§ **DATA ENTRIES**
---
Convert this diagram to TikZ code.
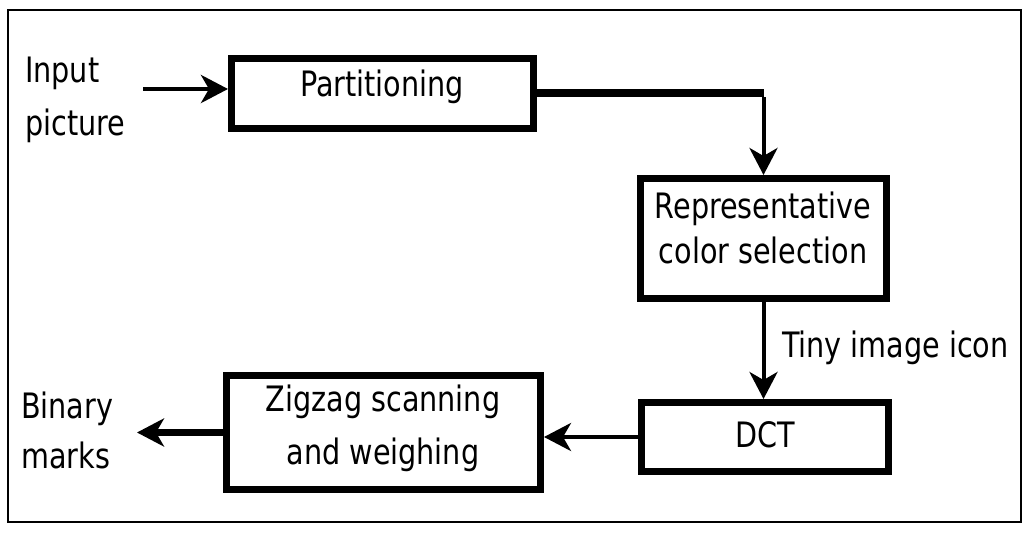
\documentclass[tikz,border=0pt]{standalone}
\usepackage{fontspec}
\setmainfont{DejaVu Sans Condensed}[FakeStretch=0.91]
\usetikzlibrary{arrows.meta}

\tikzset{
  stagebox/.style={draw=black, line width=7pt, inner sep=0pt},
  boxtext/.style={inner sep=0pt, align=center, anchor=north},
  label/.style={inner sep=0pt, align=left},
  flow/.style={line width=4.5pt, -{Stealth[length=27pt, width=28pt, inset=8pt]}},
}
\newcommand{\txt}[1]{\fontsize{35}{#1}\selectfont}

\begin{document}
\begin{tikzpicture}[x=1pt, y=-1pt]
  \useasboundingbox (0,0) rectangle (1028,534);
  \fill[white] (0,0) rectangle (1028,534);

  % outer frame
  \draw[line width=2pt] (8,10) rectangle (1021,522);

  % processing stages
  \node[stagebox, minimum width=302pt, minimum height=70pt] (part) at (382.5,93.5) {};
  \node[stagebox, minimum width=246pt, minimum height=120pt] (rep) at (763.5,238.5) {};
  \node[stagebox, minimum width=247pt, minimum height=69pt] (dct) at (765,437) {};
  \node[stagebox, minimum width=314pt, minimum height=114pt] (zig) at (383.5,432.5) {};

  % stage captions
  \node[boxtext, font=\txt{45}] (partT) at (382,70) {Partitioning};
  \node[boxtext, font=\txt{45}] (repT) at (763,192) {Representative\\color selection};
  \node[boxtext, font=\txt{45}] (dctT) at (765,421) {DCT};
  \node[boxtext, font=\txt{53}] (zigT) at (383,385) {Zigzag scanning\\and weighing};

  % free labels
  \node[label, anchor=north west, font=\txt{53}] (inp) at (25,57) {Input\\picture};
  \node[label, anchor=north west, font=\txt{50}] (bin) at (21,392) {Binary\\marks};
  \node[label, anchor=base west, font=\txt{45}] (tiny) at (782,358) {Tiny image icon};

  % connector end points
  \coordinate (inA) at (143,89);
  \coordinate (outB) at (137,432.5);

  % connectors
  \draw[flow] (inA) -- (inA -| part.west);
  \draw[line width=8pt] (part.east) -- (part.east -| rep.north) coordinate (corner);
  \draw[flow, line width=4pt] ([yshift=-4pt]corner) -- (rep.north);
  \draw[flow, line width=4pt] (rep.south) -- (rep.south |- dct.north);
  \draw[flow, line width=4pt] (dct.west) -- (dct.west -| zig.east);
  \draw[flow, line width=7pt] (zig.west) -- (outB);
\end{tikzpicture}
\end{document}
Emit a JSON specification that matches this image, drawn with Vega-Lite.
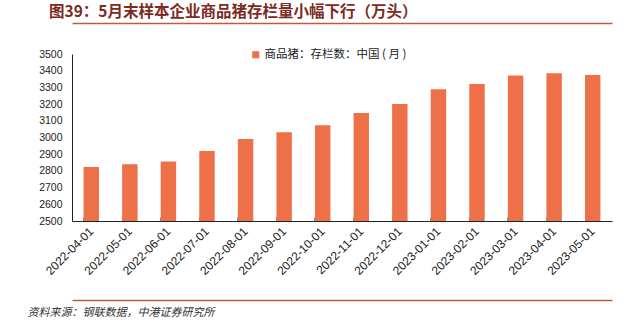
---
§ **REQUIRED WORK**
Pictures are excluded; copy all other data exactly as shown.

§ **ANSWER**
Convert this diagram to TikZ code.
\documentclass[tikz,border=0pt]{standalone}
\usepackage{fontspec}
\setmainfont{DejaVu Sans Condensed}[FakeStretch=0.91]
\usetikzlibrary{arrows.meta}

\tikzset{
  stagebox/.style={draw=black, line width=7pt, inner sep=0pt},
  boxtext/.style={inner sep=0pt, align=center, anchor=north},
  label/.style={inner sep=0pt, align=left},
  flow/.style={line width=4.5pt, -{Stealth[length=27pt, width=28pt, inset=8pt]}},
}
\newcommand{\txt}[1]{\fontsize{35}{#1}\selectfont}

\begin{document}
\begin{tikzpicture}[x=1pt, y=-1pt]
  \useasboundingbox (0,0) rectangle (1028,534);
  \fill[white] (0,0) rectangle (1028,534);

  % outer frame
  \draw[line width=2pt] (8,10) rectangle (1021,522);

  % processing stages
  \node[stagebox, minimum width=302pt, minimum height=70pt] (part) at (382.5,93.5) {};
  \node[stagebox, minimum width=246pt, minimum height=120pt] (rep) at (763.5,238.5) {};
  \node[stagebox, minimum width=247pt, minimum height=69pt] (dct) at (765,437) {};
  \node[stagebox, minimum width=314pt, minimum height=114pt] (zig) at (383.5,432.5) {};

  % stage captions
  \node[boxtext, font=\txt{45}] (partT) at (382,70) {Partitioning};
  \node[boxtext, font=\txt{45}] (repT) at (763,192) {Representative\\color selection};
  \node[boxtext, font=\txt{45}] (dctT) at (765,421) {DCT};
  \node[boxtext, font=\txt{53}] (zigT) at (383,385) {Zigzag scanning\\and weighing};

  % free labels
  \node[label, anchor=north west, font=\txt{53}] (inp) at (25,57) {Input\\picture};
  \node[label, anchor=north west, font=\txt{50}] (bin) at (21,392) {Binary\\marks};
  \node[label, anchor=base west, font=\txt{45}] (tiny) at (782,358) {Tiny image icon};

  % connector end points
  \coordinate (inA) at (143,89);
  \coordinate (outB) at (137,432.5);

  % connectors
  \draw[flow] (inA) -- (inA -| part.west);
  \draw[line width=8pt] (part.east) -- (part.east -| rep.north) coordinate (corner);
  \draw[flow, line width=4pt] ([yshift=-4pt]corner) -- (rep.north);
  \draw[flow, line width=4pt] (rep.south) -- (rep.south |- dct.north);
  \draw[flow, line width=4pt] (dct.west) -- (dct.west -| zig.east);
  \draw[flow, line width=7pt] (zig.west) -- (outB);
\end{tikzpicture}
\end{document}
Emit a JSON specification that matches this image, drawn with Vega-Lite.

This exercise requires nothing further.